_Your task_. Could you retype the lines below, starting at the line holding "Clone this chart in Apache ECharts." and stopping at the line holding "const purple = '#7B1248';", inclusive? Copy them exactly and drop the images.

_Records provided_.
** START **

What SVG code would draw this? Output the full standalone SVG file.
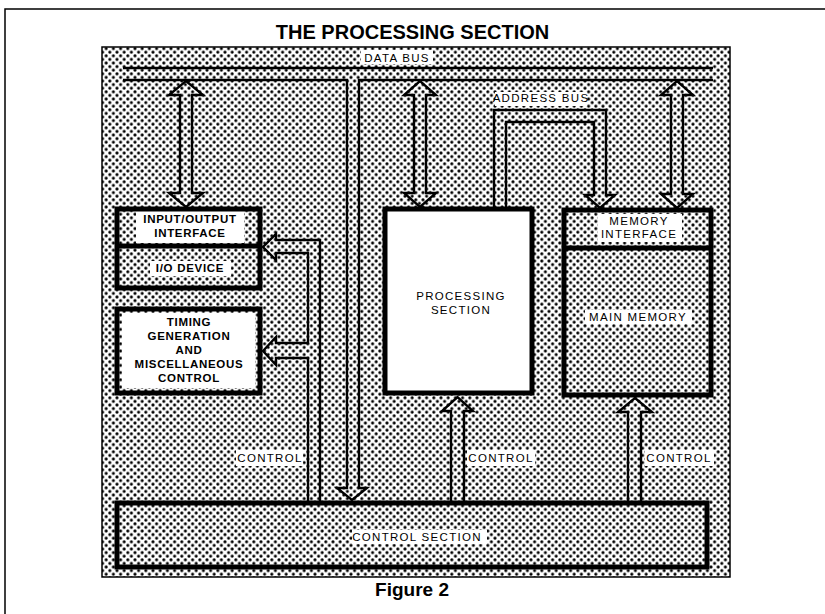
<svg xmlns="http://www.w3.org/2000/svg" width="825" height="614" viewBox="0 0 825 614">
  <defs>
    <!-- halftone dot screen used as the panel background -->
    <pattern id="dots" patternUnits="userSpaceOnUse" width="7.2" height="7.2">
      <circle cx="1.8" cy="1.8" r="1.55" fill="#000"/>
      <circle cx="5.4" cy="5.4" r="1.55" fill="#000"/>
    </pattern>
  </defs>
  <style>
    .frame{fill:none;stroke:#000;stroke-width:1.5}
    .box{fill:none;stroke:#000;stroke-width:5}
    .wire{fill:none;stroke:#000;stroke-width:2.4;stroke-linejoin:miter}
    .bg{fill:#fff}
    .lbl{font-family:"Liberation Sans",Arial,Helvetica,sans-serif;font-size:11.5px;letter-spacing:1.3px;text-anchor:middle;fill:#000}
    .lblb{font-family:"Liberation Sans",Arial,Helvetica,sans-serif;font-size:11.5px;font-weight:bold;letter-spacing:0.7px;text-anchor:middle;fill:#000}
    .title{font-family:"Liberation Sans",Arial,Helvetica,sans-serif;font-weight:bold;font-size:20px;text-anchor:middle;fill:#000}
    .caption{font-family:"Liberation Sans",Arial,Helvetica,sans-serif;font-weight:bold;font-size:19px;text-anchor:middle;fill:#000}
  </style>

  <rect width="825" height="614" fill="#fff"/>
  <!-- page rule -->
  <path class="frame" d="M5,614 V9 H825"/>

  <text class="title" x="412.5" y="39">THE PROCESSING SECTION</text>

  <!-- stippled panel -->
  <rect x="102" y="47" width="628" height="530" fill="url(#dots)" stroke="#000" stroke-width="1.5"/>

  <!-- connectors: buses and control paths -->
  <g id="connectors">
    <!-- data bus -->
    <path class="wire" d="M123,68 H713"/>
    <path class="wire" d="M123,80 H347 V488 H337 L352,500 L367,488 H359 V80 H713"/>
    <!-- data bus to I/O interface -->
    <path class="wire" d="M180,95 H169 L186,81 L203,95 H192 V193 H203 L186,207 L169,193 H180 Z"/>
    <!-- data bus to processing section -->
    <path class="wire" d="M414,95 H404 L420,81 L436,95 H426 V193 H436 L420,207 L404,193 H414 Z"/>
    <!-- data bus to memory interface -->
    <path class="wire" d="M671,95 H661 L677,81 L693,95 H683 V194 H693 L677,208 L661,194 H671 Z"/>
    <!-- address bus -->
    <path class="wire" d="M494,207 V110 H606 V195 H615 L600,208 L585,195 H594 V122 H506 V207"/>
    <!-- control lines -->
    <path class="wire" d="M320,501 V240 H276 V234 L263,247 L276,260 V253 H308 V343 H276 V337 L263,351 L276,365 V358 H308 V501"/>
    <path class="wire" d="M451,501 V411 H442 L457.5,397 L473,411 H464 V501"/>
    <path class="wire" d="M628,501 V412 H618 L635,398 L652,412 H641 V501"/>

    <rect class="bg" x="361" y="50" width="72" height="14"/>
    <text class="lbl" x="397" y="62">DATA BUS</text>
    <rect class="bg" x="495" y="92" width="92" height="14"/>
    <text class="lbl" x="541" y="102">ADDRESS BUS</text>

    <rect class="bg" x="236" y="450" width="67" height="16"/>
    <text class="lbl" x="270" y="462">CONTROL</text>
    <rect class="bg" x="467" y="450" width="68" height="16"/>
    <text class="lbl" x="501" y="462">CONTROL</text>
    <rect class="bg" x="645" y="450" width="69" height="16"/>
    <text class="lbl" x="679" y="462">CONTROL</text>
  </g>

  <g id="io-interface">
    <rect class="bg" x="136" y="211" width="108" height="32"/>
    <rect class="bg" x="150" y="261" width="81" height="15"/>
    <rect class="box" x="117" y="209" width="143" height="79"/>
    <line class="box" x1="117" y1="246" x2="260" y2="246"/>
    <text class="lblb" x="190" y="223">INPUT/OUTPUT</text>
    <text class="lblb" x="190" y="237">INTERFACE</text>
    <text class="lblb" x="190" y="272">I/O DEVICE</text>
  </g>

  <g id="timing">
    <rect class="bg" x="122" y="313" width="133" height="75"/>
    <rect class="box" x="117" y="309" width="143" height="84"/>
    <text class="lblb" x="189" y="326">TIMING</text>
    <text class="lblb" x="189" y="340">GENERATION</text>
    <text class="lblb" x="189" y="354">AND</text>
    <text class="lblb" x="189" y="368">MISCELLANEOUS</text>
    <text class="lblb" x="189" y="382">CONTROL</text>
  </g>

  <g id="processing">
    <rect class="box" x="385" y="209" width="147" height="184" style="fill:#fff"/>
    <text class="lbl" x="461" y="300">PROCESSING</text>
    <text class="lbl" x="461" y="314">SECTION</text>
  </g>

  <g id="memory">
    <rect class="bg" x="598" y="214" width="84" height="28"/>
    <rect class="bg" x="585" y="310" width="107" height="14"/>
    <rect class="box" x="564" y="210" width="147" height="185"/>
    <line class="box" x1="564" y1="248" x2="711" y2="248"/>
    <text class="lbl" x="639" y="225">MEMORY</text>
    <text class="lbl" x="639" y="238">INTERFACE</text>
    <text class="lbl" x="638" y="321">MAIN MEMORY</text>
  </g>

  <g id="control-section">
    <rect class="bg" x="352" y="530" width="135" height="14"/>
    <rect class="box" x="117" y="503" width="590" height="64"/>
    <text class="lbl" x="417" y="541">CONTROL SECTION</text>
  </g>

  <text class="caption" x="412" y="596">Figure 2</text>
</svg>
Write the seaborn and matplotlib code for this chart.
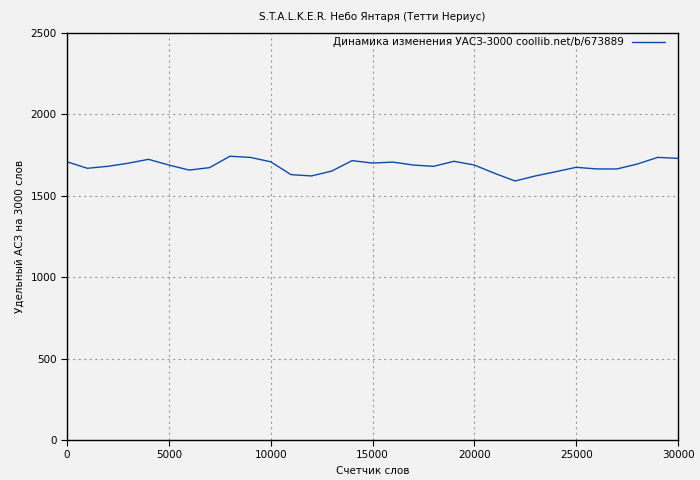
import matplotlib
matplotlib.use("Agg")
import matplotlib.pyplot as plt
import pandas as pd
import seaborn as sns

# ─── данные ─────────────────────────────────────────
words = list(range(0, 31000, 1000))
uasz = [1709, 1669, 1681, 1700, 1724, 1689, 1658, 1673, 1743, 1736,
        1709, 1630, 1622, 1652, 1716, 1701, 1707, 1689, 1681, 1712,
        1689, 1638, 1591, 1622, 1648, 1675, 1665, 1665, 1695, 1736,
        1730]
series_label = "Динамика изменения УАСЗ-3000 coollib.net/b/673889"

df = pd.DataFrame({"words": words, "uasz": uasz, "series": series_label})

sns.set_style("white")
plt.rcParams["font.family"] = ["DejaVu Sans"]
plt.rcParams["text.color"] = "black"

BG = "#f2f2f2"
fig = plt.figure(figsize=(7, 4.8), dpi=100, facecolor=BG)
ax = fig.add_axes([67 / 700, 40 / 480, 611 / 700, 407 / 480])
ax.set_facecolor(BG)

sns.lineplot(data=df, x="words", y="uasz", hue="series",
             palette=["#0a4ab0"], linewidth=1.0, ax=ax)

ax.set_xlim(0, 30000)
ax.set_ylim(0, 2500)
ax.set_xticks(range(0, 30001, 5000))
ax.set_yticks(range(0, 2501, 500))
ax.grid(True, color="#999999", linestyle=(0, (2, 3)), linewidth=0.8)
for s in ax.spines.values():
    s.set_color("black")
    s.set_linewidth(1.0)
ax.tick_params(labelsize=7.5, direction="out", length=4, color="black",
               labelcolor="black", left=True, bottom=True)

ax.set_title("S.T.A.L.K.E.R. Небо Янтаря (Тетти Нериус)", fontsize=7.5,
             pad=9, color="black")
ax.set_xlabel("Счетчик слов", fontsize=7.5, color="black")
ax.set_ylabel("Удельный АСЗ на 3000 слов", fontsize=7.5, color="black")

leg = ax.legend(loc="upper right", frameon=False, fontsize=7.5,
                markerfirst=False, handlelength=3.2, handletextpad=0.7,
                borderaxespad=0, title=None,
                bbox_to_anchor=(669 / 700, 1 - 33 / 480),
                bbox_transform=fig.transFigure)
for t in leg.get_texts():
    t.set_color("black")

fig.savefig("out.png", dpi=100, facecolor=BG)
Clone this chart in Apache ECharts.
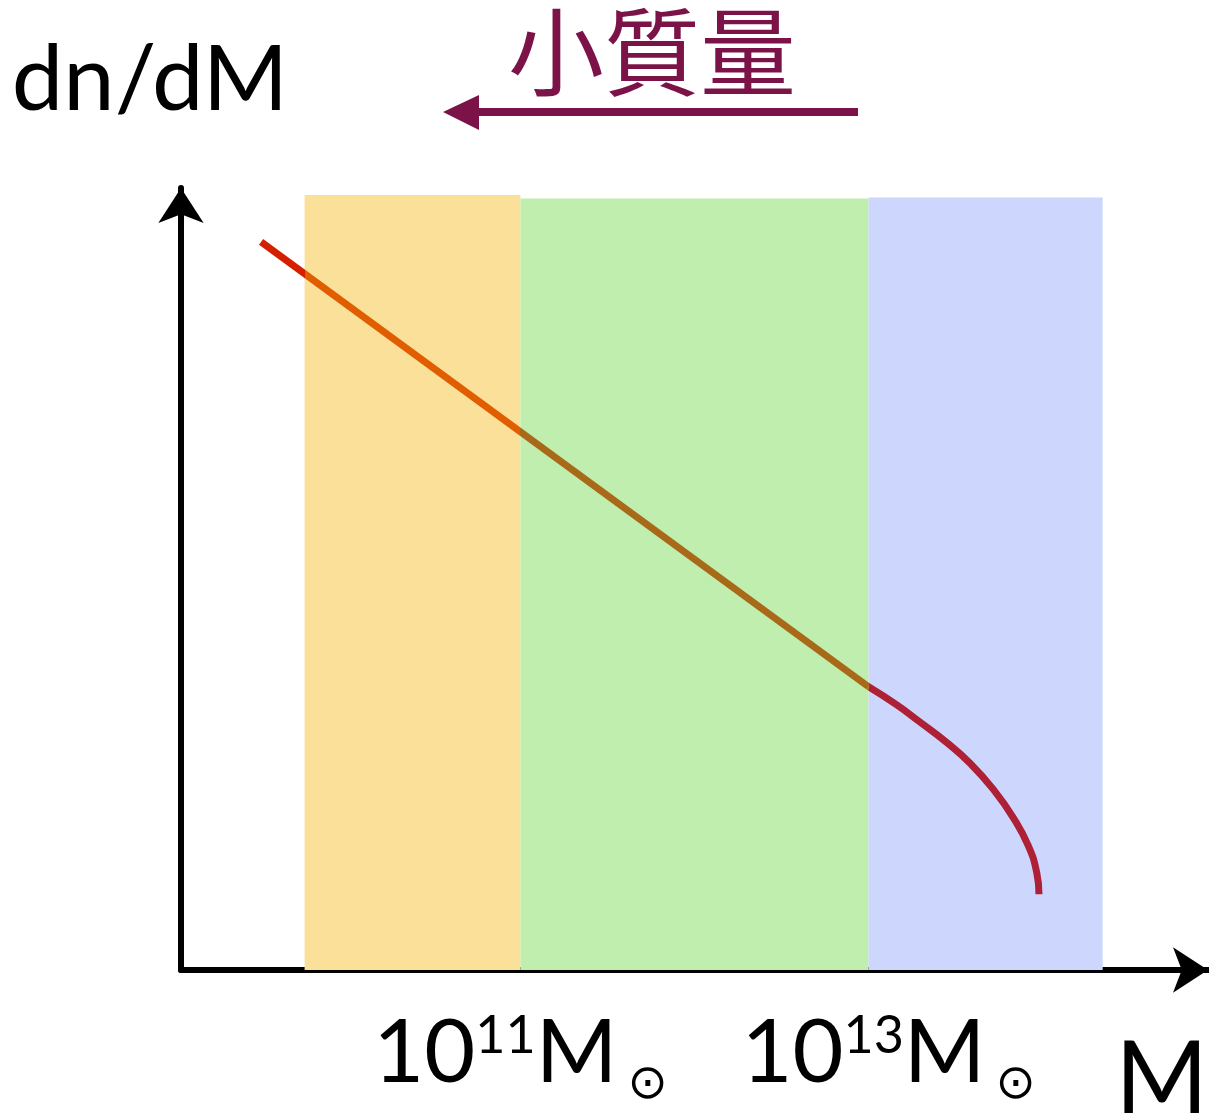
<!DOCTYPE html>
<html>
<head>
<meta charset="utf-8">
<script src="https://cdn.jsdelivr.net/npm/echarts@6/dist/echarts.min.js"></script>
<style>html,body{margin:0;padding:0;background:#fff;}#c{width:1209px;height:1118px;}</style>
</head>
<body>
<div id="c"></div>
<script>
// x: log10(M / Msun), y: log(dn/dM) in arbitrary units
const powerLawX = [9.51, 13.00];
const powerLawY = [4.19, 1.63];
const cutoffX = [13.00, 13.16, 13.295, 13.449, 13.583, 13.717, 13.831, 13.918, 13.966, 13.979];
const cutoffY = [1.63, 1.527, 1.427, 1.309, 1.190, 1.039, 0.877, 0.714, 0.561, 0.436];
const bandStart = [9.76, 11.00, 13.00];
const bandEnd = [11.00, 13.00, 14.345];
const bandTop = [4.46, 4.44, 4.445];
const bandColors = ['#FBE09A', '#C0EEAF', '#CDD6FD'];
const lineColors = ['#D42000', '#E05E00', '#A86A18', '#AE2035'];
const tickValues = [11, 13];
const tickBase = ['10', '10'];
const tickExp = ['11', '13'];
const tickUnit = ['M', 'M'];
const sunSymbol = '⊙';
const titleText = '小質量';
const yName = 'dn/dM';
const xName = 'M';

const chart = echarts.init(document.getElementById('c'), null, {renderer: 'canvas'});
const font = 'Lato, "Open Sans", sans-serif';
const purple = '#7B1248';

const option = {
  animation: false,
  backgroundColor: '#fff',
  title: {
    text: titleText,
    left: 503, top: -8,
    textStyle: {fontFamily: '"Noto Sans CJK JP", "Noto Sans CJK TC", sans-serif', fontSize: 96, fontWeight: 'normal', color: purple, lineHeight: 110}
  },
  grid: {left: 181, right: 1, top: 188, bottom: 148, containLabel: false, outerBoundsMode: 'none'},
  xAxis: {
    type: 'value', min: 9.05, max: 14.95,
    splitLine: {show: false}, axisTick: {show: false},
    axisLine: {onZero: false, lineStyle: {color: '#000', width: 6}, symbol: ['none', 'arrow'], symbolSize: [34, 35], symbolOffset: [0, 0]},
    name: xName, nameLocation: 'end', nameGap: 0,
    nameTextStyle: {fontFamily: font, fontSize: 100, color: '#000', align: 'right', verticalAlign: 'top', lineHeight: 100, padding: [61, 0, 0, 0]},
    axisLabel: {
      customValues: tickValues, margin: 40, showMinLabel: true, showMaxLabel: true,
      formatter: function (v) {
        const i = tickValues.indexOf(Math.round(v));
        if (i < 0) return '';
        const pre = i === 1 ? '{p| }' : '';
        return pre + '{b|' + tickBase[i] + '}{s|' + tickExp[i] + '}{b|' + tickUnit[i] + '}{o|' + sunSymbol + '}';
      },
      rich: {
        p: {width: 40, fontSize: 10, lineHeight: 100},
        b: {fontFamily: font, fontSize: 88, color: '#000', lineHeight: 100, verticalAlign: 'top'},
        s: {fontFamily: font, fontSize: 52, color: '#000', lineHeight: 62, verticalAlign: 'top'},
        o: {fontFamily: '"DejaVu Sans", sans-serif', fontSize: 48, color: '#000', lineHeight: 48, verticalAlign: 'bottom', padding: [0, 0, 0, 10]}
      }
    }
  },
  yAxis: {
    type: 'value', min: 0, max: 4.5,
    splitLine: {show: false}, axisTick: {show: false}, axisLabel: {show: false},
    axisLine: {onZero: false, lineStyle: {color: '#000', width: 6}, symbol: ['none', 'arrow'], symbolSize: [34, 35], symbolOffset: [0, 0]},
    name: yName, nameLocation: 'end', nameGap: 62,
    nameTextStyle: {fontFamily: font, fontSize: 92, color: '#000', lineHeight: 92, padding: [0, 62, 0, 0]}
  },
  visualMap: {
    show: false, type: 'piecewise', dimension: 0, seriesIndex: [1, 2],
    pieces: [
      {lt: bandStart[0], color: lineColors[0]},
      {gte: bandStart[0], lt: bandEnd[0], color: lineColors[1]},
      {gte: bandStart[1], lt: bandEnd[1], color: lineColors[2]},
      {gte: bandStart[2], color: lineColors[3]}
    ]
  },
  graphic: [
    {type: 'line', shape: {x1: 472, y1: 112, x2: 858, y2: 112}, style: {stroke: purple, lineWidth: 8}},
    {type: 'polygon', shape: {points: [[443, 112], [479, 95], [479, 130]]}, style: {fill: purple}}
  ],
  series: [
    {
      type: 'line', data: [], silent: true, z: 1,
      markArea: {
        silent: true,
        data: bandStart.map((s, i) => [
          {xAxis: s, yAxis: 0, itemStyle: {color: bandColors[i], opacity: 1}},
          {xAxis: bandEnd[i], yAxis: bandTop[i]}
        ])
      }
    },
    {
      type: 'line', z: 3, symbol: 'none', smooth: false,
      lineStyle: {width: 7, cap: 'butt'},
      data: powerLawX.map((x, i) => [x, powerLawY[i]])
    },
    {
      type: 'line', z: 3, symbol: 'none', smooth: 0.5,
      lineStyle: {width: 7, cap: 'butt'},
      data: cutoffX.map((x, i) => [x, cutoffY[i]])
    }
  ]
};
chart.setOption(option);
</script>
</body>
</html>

** END **

_Task result_.
Clone this chart in Apache ECharts.
<!DOCTYPE html>
<html>
<head>
<meta charset="utf-8">
<script src="https://cdn.jsdelivr.net/npm/echarts@6/dist/echarts.min.js"></script>
<style>html,body{margin:0;padding:0;background:#fff;}#c{width:1209px;height:1118px;}</style>
</head>
<body>
<div id="c"></div>
<script>
// x: log10(M / Msun), y: log(dn/dM) in arbitrary units
const powerLawX = [9.51, 13.00];
const powerLawY = [4.19, 1.63];
const cutoffX = [13.00, 13.16, 13.295, 13.449, 13.583, 13.717, 13.831, 13.918, 13.966, 13.979];
const cutoffY = [1.63, 1.527, 1.427, 1.309, 1.190, 1.039, 0.877, 0.714, 0.561, 0.436];
const bandStart = [9.76, 11.00, 13.00];
const bandEnd = [11.00, 13.00, 14.345];
const bandTop = [4.46, 4.44, 4.445];
const bandColors = ['#FBE09A', '#C0EEAF', '#CDD6FD'];
const lineColors = ['#D42000', '#E05E00', '#A86A18', '#AE2035'];
const tickValues = [11, 13];
const tickBase = ['10', '10'];
const tickExp = ['11', '13'];
const tickUnit = ['M', 'M'];
const sunSymbol = '⊙';
const titleText = '小質量';
const yName = 'dn/dM';
const xName = 'M';

const chart = echarts.init(document.getElementById('c'), null, {renderer: 'canvas'});
const font = 'Lato, "Open Sans", sans-serif';
const purple = '#7B1248';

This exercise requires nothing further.